The stakes run for at about this time were of small value. Fifty sovereigns were deemed to be a prize well worth winning, while a purse of 100 guineas attracted many spectators and large fields and gave rise to “heated and excited speculation as to the probable results of the contest.”
At some of the small meetings valuable horses would be entered to run for a paltry stake of thirty sovereigns, or even for five and twenty, and it was quite common for insignificant races of this kind to be “decided by vile persons.”
The weights carried in races run during the latter half of the seventeenth century were out of all proportion. Thus we read of horses carrying ten, twelve and thirteen stone in the final heats of short flat races—in those days almost all races were run in heats. James II. does not appear to have owned any exceptionally famous horses, nor does the horse come prominently to the front during his brief reign of four years.

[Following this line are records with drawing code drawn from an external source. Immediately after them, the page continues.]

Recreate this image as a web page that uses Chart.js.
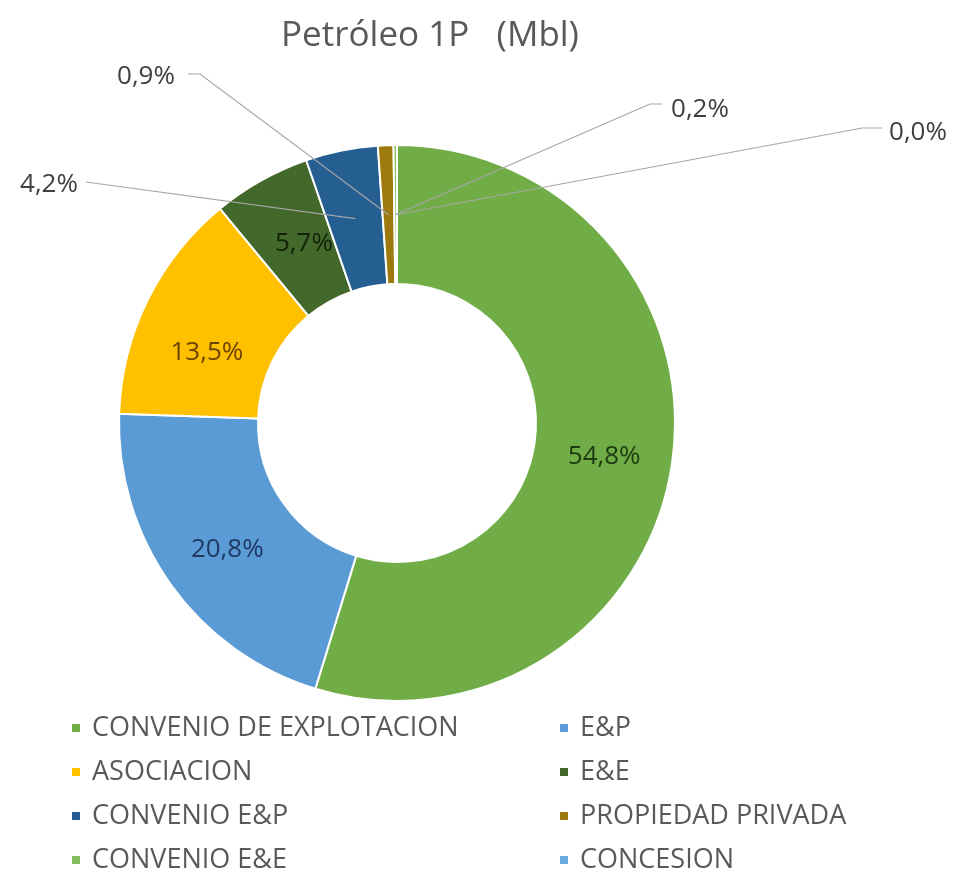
<!DOCTYPE html>
<html>
<head>
<meta charset="utf-8">
<script src="https://cdn.jsdelivr.net/npm/chart.js@4.4.1/dist/chart.umd.min.js"></script>
<style>
  body { margin: 0; background: #fff; }
</style>
</head>
<body>
<canvas id="myChartPetroleo" width="956" height="887"></canvas>
<script>
const titleText = 'Petróleo 1P   (Mbl)';
const categories = ['CONVENIO DE EXPLOTACION', 'E&P', 'ASOCIACION', 'E&E', 'CONVENIO E&P', 'PROPIEDAD PRIVADA', 'CONVENIO E&E', 'CONCESION'];
const shares = [54.8, 20.8, 13.5, 5.7, 4.2, 0.9, 0.2, 0.0];
const sliceColors = ['#70AD47', '#5B9BD5', '#FFC000', '#43682B', '#255E91', '#9E7A0E', '#84BE5E', '#6AA9DC'];
const labelColors = ['#1E3A10', '#1F3864', '#6B4200', '#142308', '#404040', '#404040', '#404040', '#404040'];
const pctLabels = shares.map(v => v.toFixed(1).replace('.', ',') + '%');

const FONT = '"Open Sans", sans-serif';

// small nudges for the labels inside the ring
const inside = {
    0: { dx: 1, dy: 3 },
    1: { dx: 0, dy: 5 },
    2: { dx: -3, dy: 22 },
    3: { dx: 9, dy: 2 }
};
// labels of the thin slices sit outside, with a leader line
// tx,ty = text centre, lx,ly = where the line leaves the text, kx = elbow x
const callouts = {
    4: { tx: 49, ty: 185, lx: 86, ly: 182, kx: 86 },
    5: { tx: 146, ty: 77, lx: 188, ly: 74, kx: 200 },
    6: { tx: 700, ty: 110, lx: 662, ly: 104, kx: 650 },
    7: { tx: 918, ty: 133, lx: 882, ly: 128, kx: 862 }
};

const drawExtras = {
    id: 'drawExtras',
    afterDraw(chart) {
        const ctx = chart.ctx;
        const meta = chart.getDatasetMeta(0);
        ctx.save();

        // title
        ctx.fillStyle = '#595959';
        ctx.font = '35px ' + FONT;
        ctx.textAlign = 'center';
        ctx.textBaseline = 'middle';
        ctx.fillText(titleText, 430, 36);

        // data labels
        ctx.font = '26px ' + FONT;
        meta.data.forEach((arc, i) => {
            const p = arc.tooltipPosition();
            const c = callouts[i];
            ctx.fillStyle = labelColors[i];
            if (c) {
                ctx.strokeStyle = '#A6A6A6';
                ctx.lineWidth = 1.2;
                ctx.beginPath();
                ctx.moveTo(c.lx, c.ly);
                ctx.lineTo(c.kx, c.ly);
                ctx.lineTo(p.x, p.y);
                ctx.stroke();
                ctx.fillText(pctLabels[i], c.tx, c.ty);
            } else {
                const n = inside[i] || { dx: 0, dy: 0 };
                ctx.fillText(pctLabels[i], p.x + n.dx, p.y + n.dy);
            }
        });

        // legend, two columns
        ctx.font = '27px ' + FONT;
        ctx.textAlign = 'left';
        categories.forEach((name, i) => {
            const col = i % 2, row = Math.floor(i / 2);
            const x = col === 0 ? 72 : 560;
            const y = 728 + row * 44;
            ctx.fillStyle = sliceColors[i];
            ctx.fillRect(x, y - 4, 8, 8);
            ctx.fillStyle = '#595959';
            ctx.fillText(name, x + 20, y);
        });
        ctx.restore();
    }
};

new Chart(document.getElementById('myChartPetroleo'), {
    type: 'doughnut',
    data: {
        labels: categories,
        datasets: [{
            data: shares,
            backgroundColor: sliceColors,
            borderColor: '#ffffff',
            borderWidth: 2
        }]
    },
    options: {
        responsive: false,
        animation: false,
        cutout: '50%',
        layout: { padding: { top: 144, bottom: 185, left: 0, right: 162 } },
        plugins: {
            legend: { display: false },
            title: { display: false },
            tooltip: { enabled: false }
        }
    },
    plugins: [drawExtras]
});
</script>
</body>
</html>
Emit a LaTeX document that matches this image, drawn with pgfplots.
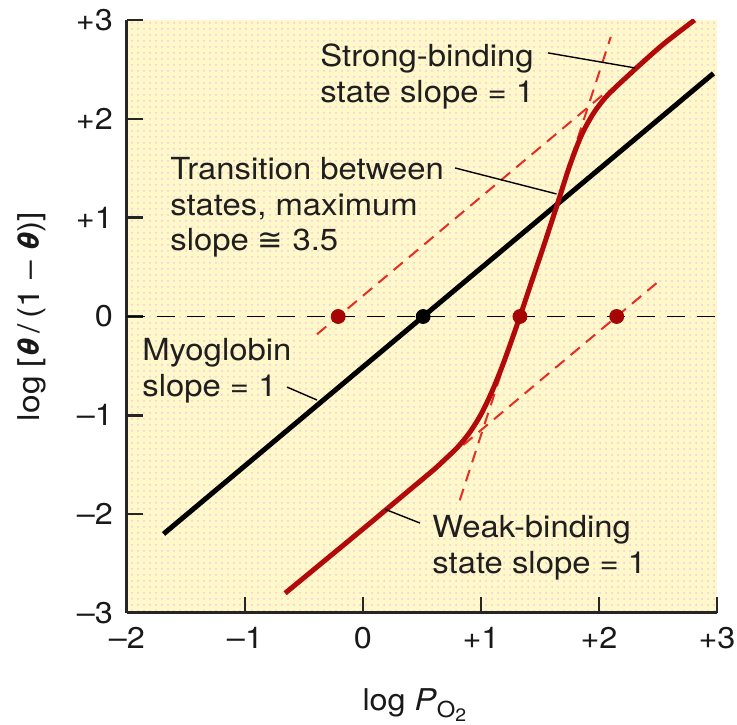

Two events of national importance took place in 1689: William and Mary ascended the throne of England, and the famous Byerley Turk, from which so many of our thoroughbred horses are descended, was brought over by his owner, Captain Byerley, who later was to serve in King William's army and fight for him in the battle of the Boyne.
Some say that Captain Byerley had the Turk with him during that battle, but probably this was not so.
From the standpoint from which we are passing the history of this country in review, the arrival of the Byerley Turk was an event of almost as great importance as William and Mary's accession, for as the popularity of the Turf was still increasing year by year the importation of so valuable a stallion as the Byerley Turk in a sense served as a landmark.